Dataset extract
□ □ □ □ □

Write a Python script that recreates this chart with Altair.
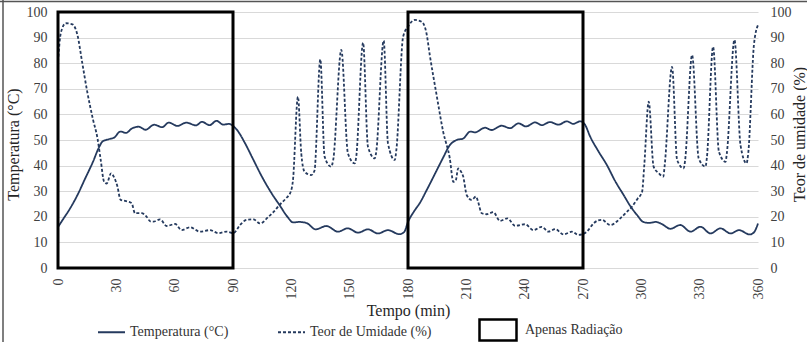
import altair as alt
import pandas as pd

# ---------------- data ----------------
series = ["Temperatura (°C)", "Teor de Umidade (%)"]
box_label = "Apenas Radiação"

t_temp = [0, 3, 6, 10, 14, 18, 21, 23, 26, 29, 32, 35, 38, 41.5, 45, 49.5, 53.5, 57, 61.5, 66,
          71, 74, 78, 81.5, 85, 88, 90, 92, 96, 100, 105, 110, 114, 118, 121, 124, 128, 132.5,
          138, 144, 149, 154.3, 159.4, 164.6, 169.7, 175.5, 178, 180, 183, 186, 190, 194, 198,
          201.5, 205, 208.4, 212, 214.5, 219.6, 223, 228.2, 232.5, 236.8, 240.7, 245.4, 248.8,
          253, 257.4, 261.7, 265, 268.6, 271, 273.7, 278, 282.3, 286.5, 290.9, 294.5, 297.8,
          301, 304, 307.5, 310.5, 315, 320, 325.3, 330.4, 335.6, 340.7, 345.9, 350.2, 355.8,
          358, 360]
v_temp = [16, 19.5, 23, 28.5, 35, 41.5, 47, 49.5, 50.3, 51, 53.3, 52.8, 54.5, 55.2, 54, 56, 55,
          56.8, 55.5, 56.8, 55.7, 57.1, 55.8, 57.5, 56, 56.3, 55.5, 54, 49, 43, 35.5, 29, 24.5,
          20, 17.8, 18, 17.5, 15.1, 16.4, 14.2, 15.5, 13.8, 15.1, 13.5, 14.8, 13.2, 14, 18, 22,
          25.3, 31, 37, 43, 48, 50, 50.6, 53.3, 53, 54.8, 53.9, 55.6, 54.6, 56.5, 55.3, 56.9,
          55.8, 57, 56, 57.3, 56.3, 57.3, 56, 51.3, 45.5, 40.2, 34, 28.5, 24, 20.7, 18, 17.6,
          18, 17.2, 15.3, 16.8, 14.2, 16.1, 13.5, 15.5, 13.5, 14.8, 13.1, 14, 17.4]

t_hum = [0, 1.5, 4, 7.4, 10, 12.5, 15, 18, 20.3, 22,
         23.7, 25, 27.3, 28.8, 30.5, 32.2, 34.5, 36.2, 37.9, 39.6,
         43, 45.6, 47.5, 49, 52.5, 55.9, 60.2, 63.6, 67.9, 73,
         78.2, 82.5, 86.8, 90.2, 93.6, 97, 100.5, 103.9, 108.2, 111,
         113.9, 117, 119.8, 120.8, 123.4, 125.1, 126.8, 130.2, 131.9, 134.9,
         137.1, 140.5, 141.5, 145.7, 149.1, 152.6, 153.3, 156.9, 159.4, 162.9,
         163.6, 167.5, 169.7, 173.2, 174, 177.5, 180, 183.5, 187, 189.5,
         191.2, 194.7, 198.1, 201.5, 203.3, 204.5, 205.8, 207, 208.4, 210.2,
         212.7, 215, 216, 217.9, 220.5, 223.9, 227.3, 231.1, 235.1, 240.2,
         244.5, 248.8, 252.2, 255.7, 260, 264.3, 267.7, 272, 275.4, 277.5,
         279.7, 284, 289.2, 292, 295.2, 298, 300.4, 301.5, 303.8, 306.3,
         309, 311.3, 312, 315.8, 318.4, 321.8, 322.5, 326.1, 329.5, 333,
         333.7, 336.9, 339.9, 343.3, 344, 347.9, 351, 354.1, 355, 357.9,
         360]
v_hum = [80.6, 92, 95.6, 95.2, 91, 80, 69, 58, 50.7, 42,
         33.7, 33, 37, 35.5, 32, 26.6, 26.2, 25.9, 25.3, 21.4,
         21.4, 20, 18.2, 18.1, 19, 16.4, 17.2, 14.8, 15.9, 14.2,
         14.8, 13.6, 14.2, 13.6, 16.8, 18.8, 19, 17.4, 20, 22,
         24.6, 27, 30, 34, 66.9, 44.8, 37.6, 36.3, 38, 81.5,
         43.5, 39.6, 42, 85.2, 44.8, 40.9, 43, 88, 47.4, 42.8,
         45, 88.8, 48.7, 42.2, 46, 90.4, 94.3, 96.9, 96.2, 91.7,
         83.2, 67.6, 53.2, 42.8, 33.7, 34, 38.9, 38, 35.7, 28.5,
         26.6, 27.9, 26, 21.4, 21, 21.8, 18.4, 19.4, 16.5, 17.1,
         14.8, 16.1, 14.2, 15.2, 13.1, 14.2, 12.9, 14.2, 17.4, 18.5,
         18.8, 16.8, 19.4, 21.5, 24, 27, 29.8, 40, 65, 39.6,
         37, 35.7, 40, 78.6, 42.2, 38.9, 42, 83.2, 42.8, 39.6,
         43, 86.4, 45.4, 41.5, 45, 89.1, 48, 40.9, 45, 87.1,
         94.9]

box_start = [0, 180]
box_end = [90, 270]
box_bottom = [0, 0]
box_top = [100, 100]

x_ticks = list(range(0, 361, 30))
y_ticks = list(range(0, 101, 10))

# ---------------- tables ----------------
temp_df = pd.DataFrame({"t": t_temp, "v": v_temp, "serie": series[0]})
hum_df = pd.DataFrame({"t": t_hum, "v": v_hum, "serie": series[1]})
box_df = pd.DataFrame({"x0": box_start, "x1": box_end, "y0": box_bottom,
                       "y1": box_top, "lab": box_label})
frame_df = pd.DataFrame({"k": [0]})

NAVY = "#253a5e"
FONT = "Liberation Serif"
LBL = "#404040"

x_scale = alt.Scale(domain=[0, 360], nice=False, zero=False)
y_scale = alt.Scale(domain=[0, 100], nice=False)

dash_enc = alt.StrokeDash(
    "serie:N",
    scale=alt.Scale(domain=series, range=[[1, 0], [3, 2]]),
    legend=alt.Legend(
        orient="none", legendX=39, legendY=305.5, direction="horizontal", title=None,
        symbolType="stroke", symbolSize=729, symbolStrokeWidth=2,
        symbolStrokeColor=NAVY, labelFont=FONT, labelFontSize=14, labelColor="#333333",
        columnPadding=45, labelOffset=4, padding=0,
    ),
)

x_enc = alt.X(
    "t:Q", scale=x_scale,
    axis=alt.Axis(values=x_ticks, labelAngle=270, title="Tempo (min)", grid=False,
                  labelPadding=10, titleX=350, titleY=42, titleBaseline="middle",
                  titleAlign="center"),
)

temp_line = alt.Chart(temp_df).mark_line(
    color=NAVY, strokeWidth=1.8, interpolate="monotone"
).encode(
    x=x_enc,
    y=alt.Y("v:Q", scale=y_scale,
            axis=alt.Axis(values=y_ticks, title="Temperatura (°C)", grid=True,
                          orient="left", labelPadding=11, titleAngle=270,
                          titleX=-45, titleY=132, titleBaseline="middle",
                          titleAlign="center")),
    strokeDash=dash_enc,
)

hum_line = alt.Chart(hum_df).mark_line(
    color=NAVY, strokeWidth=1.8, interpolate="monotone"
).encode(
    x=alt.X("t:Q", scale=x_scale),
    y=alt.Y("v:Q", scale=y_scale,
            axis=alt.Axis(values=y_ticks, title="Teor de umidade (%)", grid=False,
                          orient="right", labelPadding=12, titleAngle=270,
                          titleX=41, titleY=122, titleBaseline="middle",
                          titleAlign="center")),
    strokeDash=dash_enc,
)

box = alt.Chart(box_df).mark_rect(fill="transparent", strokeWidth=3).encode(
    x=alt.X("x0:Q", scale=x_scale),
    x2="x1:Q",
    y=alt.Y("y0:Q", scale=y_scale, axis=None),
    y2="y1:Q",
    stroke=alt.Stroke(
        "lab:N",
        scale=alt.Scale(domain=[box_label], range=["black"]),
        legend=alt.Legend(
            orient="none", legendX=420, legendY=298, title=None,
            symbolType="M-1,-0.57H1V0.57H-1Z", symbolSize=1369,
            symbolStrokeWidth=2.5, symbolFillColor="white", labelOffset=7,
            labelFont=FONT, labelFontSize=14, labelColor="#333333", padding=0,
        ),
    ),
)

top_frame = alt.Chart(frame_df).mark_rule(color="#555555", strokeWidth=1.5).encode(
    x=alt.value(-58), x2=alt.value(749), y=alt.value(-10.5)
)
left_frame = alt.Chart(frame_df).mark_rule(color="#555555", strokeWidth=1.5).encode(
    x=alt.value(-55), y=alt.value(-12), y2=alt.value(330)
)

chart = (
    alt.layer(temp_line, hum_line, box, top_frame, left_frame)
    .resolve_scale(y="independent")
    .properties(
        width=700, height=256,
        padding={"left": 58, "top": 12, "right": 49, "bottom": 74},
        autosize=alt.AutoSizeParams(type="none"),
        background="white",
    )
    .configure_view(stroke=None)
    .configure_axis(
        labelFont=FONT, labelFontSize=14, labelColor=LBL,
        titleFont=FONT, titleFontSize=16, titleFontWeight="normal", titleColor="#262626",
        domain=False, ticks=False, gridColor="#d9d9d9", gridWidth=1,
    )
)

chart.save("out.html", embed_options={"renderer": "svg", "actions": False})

□ □ □ □ □

Restate only the lines running from the start of the material above through the line containing "13.1, 14, 17.4]", ends included. No pictures.

Write a Python script that recreates this chart with Altair.
import altair as alt
import pandas as pd

# ---------------- data ----------------
series = ["Temperatura (°C)", "Teor de Umidade (%)"]
box_label = "Apenas Radiação"

t_temp = [0, 3, 6, 10, 14, 18, 21, 23, 26, 29, 32, 35, 38, 41.5, 45, 49.5, 53.5, 57, 61.5, 66,
          71, 74, 78, 81.5, 85, 88, 90, 92, 96, 100, 105, 110, 114, 118, 121, 124, 128, 132.5,
          138, 144, 149, 154.3, 159.4, 164.6, 169.7, 175.5, 178, 180, 183, 186, 190, 194, 198,
          201.5, 205, 208.4, 212, 214.5, 219.6, 223, 228.2, 232.5, 236.8, 240.7, 245.4, 248.8,
          253, 257.4, 261.7, 265, 268.6, 271, 273.7, 278, 282.3, 286.5, 290.9, 294.5, 297.8,
          301, 304, 307.5, 310.5, 315, 320, 325.3, 330.4, 335.6, 340.7, 345.9, 350.2, 355.8,
          358, 360]
v_temp = [16, 19.5, 23, 28.5, 35, 41.5, 47, 49.5, 50.3, 51, 53.3, 52.8, 54.5, 55.2, 54, 56, 55,
          56.8, 55.5, 56.8, 55.7, 57.1, 55.8, 57.5, 56, 56.3, 55.5, 54, 49, 43, 35.5, 29, 24.5,
          20, 17.8, 18, 17.5, 15.1, 16.4, 14.2, 15.5, 13.8, 15.1, 13.5, 14.8, 13.2, 14, 18, 22,
          25.3, 31, 37, 43, 48, 50, 50.6, 53.3, 53, 54.8, 53.9, 55.6, 54.6, 56.5, 55.3, 56.9,
          55.8, 57, 56, 57.3, 56.3, 57.3, 56, 51.3, 45.5, 40.2, 34, 28.5, 24, 20.7, 18, 17.6,
          18, 17.2, 15.3, 16.8, 14.2, 16.1, 13.5, 15.5, 13.5, 14.8, 13.1, 14, 17.4]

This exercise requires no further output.